▸ Raw data
------------------------------------------------

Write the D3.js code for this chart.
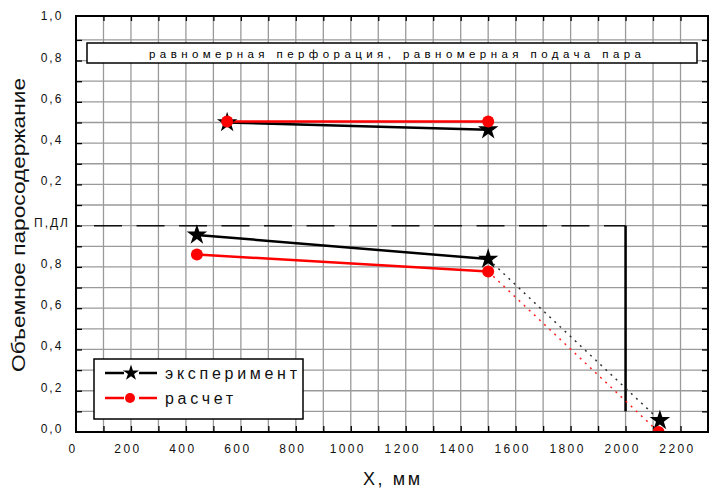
<!DOCTYPE html>
<html><head><meta charset="utf-8">
<script src="https://cdn.jsdelivr.net/npm/d3@7/dist/d3.min.js"></script>
<style>body{margin:0;background:#fff}svg{display:block}text{font-family:"Liberation Sans",Arial,sans-serif}</style>
</head><body><svg id="c" width="710" height="494"></svg>
<script>
// Data (upper-panel values are read on the upper axis, drawn with offset 1.0)
const xTicks = [0,200,400,600,800,1000,1200,1400,1600,1800,2000,2200];
const yTickLabels = ["0,0","0,2","0,4","0,6","0,8","П,ДЛ","0,2","0,4","0,6","0,8","1,0"];
const upperOffset = 1.0;
const expUpperX = [550, 1500];
const expUpperY = [0.50, 0.465];
const calcUpperX = [550, 1500];
const calcUpperY = [0.505, 0.505];
const expLowerX = [440, 1500];
const expLowerY = [0.955, 0.838];
const calcLowerX = [440, 1500];
const calcLowerY = [0.86, 0.778];
const expTailX = [1500, 2125];
const expTailY = [0.838, 0.056];
const calcTailX = [1500, 2120];
const calcTailY = [0.778, 0.0];
const pdlX = [0, 2000];
const pdlY = 1.0;
const wallX = 2000;
const wallY = [1.0, 0.1];
const titleText = "равномерная перфорация, равномерная подача пара";
const legendLabels = ["эксперимент", "расчет"];

const svg = d3.select("#c");
const L = 76, R = 708, T = 16, B = 432;
const x = d3.scaleLinear().domain([0, 2300]).range([L, R]);
const y = d3.scaleLinear().domain([0, 2.016]).range([B, T]);
const pts = (xs, ys, off=0) => xs.map((v,i)=>[x(v), y(ys[i]+off)]);

// grid
const g = svg.append("g");
d3.range(100, 2300, 100).forEach(v => g.append("line").attr("x1", x(v)).attr("x2", x(v)).attr("y1", T).attr("y2", B).attr("stroke", "#9a9a9a").attr("stroke-width", 1.3));
d3.range(1, 20).forEach(i => { const v = i/10; g.append("line").attr("x1", L).attr("x2", R).attr("y1", y(v)).attr("y2", y(v)).attr("stroke", "#9a9a9a").attr("stroke-width", 1.3); });

// axes ticks (inward)
const styleTicks = s => { s.select(".domain").remove(); s.selectAll("line").attr("stroke", "#000").attr("stroke-width", 1.3); };
svg.append("g").attr("transform", `translate(0,${B})`).call(d3.axisTop(x).tickValues(d3.range(100, 2300, 100)).tickSize(6).tickFormat("")).call(styleTicks);
svg.append("g").attr("transform", `translate(${L},0)`).call(d3.axisRight(y).tickValues(d3.range(1, 20).map(i=>i/10)).tickSize(6).tickFormat("")).call(styleTicks);
svg.append("g").attr("transform", `translate(${R},0)`).call(d3.axisLeft(y).tickValues(d3.range(1, 20).map(i=>i/10)).tickSize(6).tickFormat("")).call(styleTicks);
svg.append("g").attr("transform", `translate(0,${T})`).call(d3.axisBottom(x).tickValues(d3.range(100, 2300, 100)).tickSize(5).tickFormat("")).call(styleTicks);

// tick labels
xTicks.forEach(v => svg.append("text").attr("x", x(v) - 3).attr("y", 453).attr("text-anchor", "middle")
  .attr("font-size", 12).attr("letter-spacing", "2.4px").attr("fill", "#111").text(v));
yTickLabels.forEach((t, i) => svg.append("text").attr("x", 52).attr("y", y(i*0.2) + 1).attr("text-anchor", "middle")
  .attr("font-size", 12).attr("letter-spacing", "2px").attr("fill", "#111").text(t));

// title box
svg.append("rect").attr("x", 87).attr("y", 43).attr("width", 610).attr("height", 20).attr("fill", "#fff").attr("stroke", "#000").attr("stroke-width", 1.5);
svg.append("text").attr("x", 149).attr("y", 58).attr("font-size", 11.5).attr("textLength", 492).attr("lengthAdjust", "spacing").attr("fill", "#000").text(titleText);

// clip
svg.append("clipPath").attr("id", "clip").append("rect").attr("x", L).attr("y", T).attr("width", R-L).attr("height", B-T);
const p = svg.append("g").attr("clip-path", "url(#clip)");
const line = d3.line();

// ПДЛ dashed line and wall
p.append("path").attr("d", line([[x(pdlX[0]), y(pdlY)], [x(pdlX[1]), y(pdlY)]])).attr("stroke", "#111").attr("stroke-width", 1.5)
  .attr("stroke-dasharray", "28,14.5").attr("stroke-dashoffset", 24.5).attr("fill", "none");
p.append("path").attr("d", line([[x(wallX), y(wallY[0])], [x(wallX), y(wallY[1])]])).attr("stroke", "#000").attr("stroke-width", 2.5);

// dotted tails
p.append("path").attr("d", line(pts(expTailX, expTailY))).attr("stroke", "#333").attr("stroke-width", 1.5).attr("stroke-dasharray", "2,5").attr("fill", "none");
p.append("path").attr("d", line(pts(calcTailX, calcTailY))).attr("stroke", "#f22").attr("stroke-width", 1.5).attr("stroke-dasharray", "2,5").attr("fill", "none");

// solid lines
p.append("path").attr("d", line(pts(expUpperX, expUpperY, upperOffset))).attr("stroke", "#000").attr("stroke-width", 2.5).attr("fill", "none");
p.append("path").attr("d", line(pts(calcUpperX, calcUpperY, upperOffset))).attr("stroke", "#f00").attr("stroke-width", 2.5).attr("fill", "none");
p.append("path").attr("d", line(pts(expLowerX, expLowerY))).attr("stroke", "#000").attr("stroke-width", 2.5).attr("fill", "none");
p.append("path").attr("d", line(pts(calcLowerX, calcLowerY))).attr("stroke", "#f00").attr("stroke-width", 2.5).attr("fill", "none");

const dot = (g, xy, r) => g.append("circle").attr("cx", xy[0]).attr("cy", xy[1]).attr("r", r).attr("fill", "#f00");
const st = (g, xy, s) => g.append("path").attr("d", d3.symbol().type(d3.symbolStar).size(s)()).attr("transform", `translate(${xy[0]},${xy[1]})`).attr("fill", "#000");

// markers
pts(expUpperX, expUpperY, upperOffset).forEach(d => st(p, d, 130));
pts(calcUpperX, calcUpperY, upperOffset).forEach(d => dot(p, d, 6));
pts(expLowerX, expLowerY).forEach(d => st(p, d, 130));
pts(expTailX, expTailY).slice(1).forEach(d => st(p, d, 130));
pts(calcLowerX, calcLowerY).forEach(d => dot(p, d, 6));
pts(calcTailX, calcTailY).slice(1).forEach(d => dot(p, d, 6));

// frame
svg.append("rect").attr("x", L).attr("y", T).attr("width", R-L).attr("height", B-T).attr("fill", "none").attr("stroke", "#000").attr("stroke-width", 2);

// legend
const lg = svg.append("g");
lg.append("rect").attr("x", 94).attr("y", 359).attr("width", 209).attr("height", 60).attr("fill", "#fff").attr("stroke", "#000").attr("stroke-width", 1.5);
[[373, "#000"], [398, "#f00"]].forEach(([ly, c]) => {
  lg.append("line").attr("x1", 105).attr("x2", 124).attr("y1", ly).attr("y2", ly).attr("stroke", c).attr("stroke-width", 2.5);
  lg.append("line").attr("x1", 139).attr("x2", 157).attr("y1", ly).attr("y2", ly).attr("stroke", c).attr("stroke-width", 2.5);
});
st(lg, [131, 373], 80);
dot(lg, [130, 398], 5);
lg.append("text").attr("x", 165).attr("y", 379).attr("font-size", 16).attr("textLength", 132).attr("lengthAdjust", "spacing").attr("fill", "#111").text(legendLabels[0]);
lg.append("text").attr("x", 165).attr("y", 404).attr("font-size", 16).attr("textLength", 68).attr("lengthAdjust", "spacing").attr("fill", "#111").text(legendLabels[1]);

// axis titles
svg.append("text").attr("transform", "translate(25,372) rotate(-90)").attr("font-size", 19).attr("textLength", 294).attr("lengthAdjust", "spacingAndGlyphs").attr("fill", "#111").text("Объемное паросодержание");
svg.append("text").attr("x", 363).attr("y", 485).attr("font-size", 18).attr("textLength", 57).attr("lengthAdjust", "spacing").attr("fill", "#111").text("X, мм");
</script></body></html>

------------------------------------------------

▸ Direction
Only lines belong in the copy: transcribe those from the start of the data through the line that contains "d3.range(1, 20).forEach(i =>", and skip the pictures.

▸ Result for this task
Write the D3.js code for this chart.
<!DOCTYPE html>
<html><head><meta charset="utf-8">
<script src="https://cdn.jsdelivr.net/npm/d3@7/dist/d3.min.js"></script>
<style>body{margin:0;background:#fff}svg{display:block}text{font-family:"Liberation Sans",Arial,sans-serif}</style>
</head><body><svg id="c" width="710" height="494"></svg>
<script>
// Data (upper-panel values are read on the upper axis, drawn with offset 1.0)
const xTicks = [0,200,400,600,800,1000,1200,1400,1600,1800,2000,2200];
const yTickLabels = ["0,0","0,2","0,4","0,6","0,8","П,ДЛ","0,2","0,4","0,6","0,8","1,0"];
const upperOffset = 1.0;
const expUpperX = [550, 1500];
const expUpperY = [0.50, 0.465];
const calcUpperX = [550, 1500];
const calcUpperY = [0.505, 0.505];
const expLowerX = [440, 1500];
const expLowerY = [0.955, 0.838];
const calcLowerX = [440, 1500];
const calcLowerY = [0.86, 0.778];
const expTailX = [1500, 2125];
const expTailY = [0.838, 0.056];
const calcTailX = [1500, 2120];
const calcTailY = [0.778, 0.0];
const pdlX = [0, 2000];
const pdlY = 1.0;
const wallX = 2000;
const wallY = [1.0, 0.1];
const titleText = "равномерная перфорация, равномерная подача пара";
const legendLabels = ["эксперимент", "расчет"];

const svg = d3.select("#c");
const L = 76, R = 708, T = 16, B = 432;
const x = d3.scaleLinear().domain([0, 2300]).range([L, R]);
const y = d3.scaleLinear().domain([0, 2.016]).range([B, T]);
const pts = (xs, ys, off=0) => xs.map((v,i)=>[x(v), y(ys[i]+off)]);

// grid
const g = svg.append("g");
d3.range(100, 2300, 100).forEach(v => g.append("line").attr("x1", x(v)).attr("x2", x(v)).attr("y1", T).attr("y2", B).attr("stroke", "#9a9a9a").attr("stroke-width", 1.3));
d3.range(1, 20).forEach(i => { const v = i/10; g.append("line").attr("x1", L).attr("x2", R).attr("y1", y(v)).attr("y2", y(v)).attr("stroke", "#9a9a9a").attr("stroke-width", 1.3); });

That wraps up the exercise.